Predicting New Observations with UMAP
In the summer of 2020, The Challenge: All Stars aired on Paramount+. The series was intended to bring back fan favorites from early seasons of the challenge (although whether the actual cast would be considered fan favorites, all-stars, or even from early seasons was debatable). An interesting final question to ask is: what cluster would The Challenge: All Stars belong to in the UMAP space?.
This next block of code is going to do a lot of heavy lifting but isn’t dissimilar from what was done in the earlier parts of this post. I will be downloading the cast from Wikipedia, cleaning it (more marriages and nicknames), and adding it to the original data set to get the 0 cases and the filtering it back to The Challenge: All Stars season.
all_stars <-
# Take Original Data Set
all_cast_info %>%
# Add Indicators
transmute(order, short_title, Name, ind = 1) %>%
# Get the New Challenge Season
bind_rows(
get_cast('wiki/The_Challenge:_All_Stars', '3, 4', '1', 'The Challenge: All Stars', 99) %>%
transmute(order, short_title = title, Name, ind = 1) %>%
#Cleaning Names
mutate(
Name = case_when(
Name == "Katie Cooley" ~ "Katie Doyle",
Name == 'Eric "Big Easy" Banks' ~ 'Eric Banks',
Name == 'Teck Holmes' ~ 'Tecumshea "Teck" Holmes III',
TRUE ~ Name
)
)
) %>%
# Cast to Wider
pivot_wider(
names_from = 'Name',
values_from = 'ind',
values_fill = 0
) %>%
# Filter back to the All Stars Season
filter(short_title == 'The Challenge: All Stars') %>%
# Removing Things that Won't Be Predicted
select(-order, -short_title)
Then predicting the All Stars season in the UMAP space can be done similar to other predictions in R with the predict
function:
all_stars_pred <- predict(ump, all_stars)
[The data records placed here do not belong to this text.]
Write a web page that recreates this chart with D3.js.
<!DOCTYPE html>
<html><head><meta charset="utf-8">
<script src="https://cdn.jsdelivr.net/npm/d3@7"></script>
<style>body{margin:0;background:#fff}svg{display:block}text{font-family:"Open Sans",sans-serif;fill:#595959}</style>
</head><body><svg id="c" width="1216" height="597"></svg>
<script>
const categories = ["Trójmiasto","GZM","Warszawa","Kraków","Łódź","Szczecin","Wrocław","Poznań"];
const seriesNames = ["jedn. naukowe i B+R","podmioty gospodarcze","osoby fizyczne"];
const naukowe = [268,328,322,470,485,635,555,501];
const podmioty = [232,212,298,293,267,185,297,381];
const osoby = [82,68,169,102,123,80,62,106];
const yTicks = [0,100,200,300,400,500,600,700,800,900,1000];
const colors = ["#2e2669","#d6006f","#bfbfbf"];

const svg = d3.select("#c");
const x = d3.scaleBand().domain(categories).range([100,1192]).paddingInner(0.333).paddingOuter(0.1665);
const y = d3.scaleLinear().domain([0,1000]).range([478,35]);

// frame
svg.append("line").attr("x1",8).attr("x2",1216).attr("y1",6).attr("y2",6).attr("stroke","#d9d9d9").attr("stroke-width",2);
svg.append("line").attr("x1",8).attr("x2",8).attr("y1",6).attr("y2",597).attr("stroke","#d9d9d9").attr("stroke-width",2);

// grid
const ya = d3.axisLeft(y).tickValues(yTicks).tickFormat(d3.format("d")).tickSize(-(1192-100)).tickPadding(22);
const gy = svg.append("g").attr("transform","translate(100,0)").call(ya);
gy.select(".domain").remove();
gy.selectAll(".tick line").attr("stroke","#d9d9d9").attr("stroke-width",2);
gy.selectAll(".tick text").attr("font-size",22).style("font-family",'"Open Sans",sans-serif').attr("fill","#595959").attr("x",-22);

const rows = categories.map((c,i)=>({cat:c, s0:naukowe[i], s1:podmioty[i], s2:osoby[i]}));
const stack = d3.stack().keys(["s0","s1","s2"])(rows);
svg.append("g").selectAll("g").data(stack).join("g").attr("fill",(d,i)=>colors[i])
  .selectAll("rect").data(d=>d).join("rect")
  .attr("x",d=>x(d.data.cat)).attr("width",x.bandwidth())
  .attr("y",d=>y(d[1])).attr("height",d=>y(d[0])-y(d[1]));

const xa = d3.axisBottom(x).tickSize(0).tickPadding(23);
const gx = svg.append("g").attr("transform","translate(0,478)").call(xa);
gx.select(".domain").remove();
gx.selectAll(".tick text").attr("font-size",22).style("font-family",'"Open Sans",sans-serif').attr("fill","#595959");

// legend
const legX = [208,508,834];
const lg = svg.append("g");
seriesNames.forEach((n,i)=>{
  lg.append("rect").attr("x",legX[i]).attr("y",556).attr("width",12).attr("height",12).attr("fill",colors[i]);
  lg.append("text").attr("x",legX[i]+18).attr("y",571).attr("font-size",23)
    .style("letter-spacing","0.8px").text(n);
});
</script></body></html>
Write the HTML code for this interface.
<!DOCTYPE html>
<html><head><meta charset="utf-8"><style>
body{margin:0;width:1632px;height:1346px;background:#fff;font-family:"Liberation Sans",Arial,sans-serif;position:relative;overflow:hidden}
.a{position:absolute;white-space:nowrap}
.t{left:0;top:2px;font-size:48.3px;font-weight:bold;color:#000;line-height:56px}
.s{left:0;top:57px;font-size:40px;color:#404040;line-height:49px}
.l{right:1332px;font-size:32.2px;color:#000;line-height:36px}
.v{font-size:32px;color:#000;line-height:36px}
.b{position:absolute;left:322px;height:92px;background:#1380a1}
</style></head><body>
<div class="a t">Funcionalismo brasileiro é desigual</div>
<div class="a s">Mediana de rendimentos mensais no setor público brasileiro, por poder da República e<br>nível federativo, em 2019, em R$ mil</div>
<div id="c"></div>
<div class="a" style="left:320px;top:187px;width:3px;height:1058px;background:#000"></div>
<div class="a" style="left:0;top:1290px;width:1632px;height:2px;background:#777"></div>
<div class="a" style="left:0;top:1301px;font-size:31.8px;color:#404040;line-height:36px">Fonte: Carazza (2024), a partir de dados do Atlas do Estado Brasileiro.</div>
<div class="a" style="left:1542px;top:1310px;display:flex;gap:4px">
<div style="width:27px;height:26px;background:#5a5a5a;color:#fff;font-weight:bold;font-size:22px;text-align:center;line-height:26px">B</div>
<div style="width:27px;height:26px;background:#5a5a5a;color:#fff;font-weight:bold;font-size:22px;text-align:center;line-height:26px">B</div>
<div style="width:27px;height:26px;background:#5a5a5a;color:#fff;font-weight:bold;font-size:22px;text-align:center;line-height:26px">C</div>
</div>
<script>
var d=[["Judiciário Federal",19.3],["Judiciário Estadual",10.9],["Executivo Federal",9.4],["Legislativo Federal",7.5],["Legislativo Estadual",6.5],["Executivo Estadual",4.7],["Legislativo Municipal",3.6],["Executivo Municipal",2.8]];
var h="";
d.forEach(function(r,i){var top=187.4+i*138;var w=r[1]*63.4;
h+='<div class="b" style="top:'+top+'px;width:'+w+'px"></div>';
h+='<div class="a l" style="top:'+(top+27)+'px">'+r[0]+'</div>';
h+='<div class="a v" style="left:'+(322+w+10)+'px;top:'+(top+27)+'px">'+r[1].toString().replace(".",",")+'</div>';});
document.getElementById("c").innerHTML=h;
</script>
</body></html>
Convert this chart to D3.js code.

which returns a matrix with 1 row for the season and 2 columns for the UMAP x and y dimensions. Then this can be visualized on top of the original UMAP projection as an annotation.
# Take Original Data
h_clust_results %>%
select(order, short_title, cluster) %>%
# Add in the original UMAP data
mutate(
dim1 = ump$layout[, 1],
dim2 = ump$layout[, 2]
) %>%
ggplot(aes(x = dim1, y = dim2, color = factor(cluster))) +
#ggrepel::geom_text_repel(aes(label = short_title)) +
geom_text(aes(label = short_title)) +
# Add Annotation for the Challenge All Stars Season with the predicted
# projection.
annotate(
'label',
label = 'The Challenge: All Stars',
x = all_stars_pred[, 1],
y = all_stars_pred[, 2],
color = 'black') +
labs(title = 'Predicting Challenge All-Stars Onto Prior UMAP Projection',
subtitle = "Colors Represent Prior Clustering") +
scale_color_discrete(guide = 'none') +
scale_fill_discrete(guide = 'none') +
scale_x_continuous(expand = expansion(add = c(.3, .4))) +
cowplot::theme_cowplot() +
theme(
axis.ticks = element_blank(),
axis.text = element_blank()
)
It seems like Challenge All-Stars would be part of the first cluster of the first group of seasons but is somewhat between the “green cluster” which could make sense as there were a couple of cast members on the show who first showed up in the 23rd season (Battle of the Seasons 2).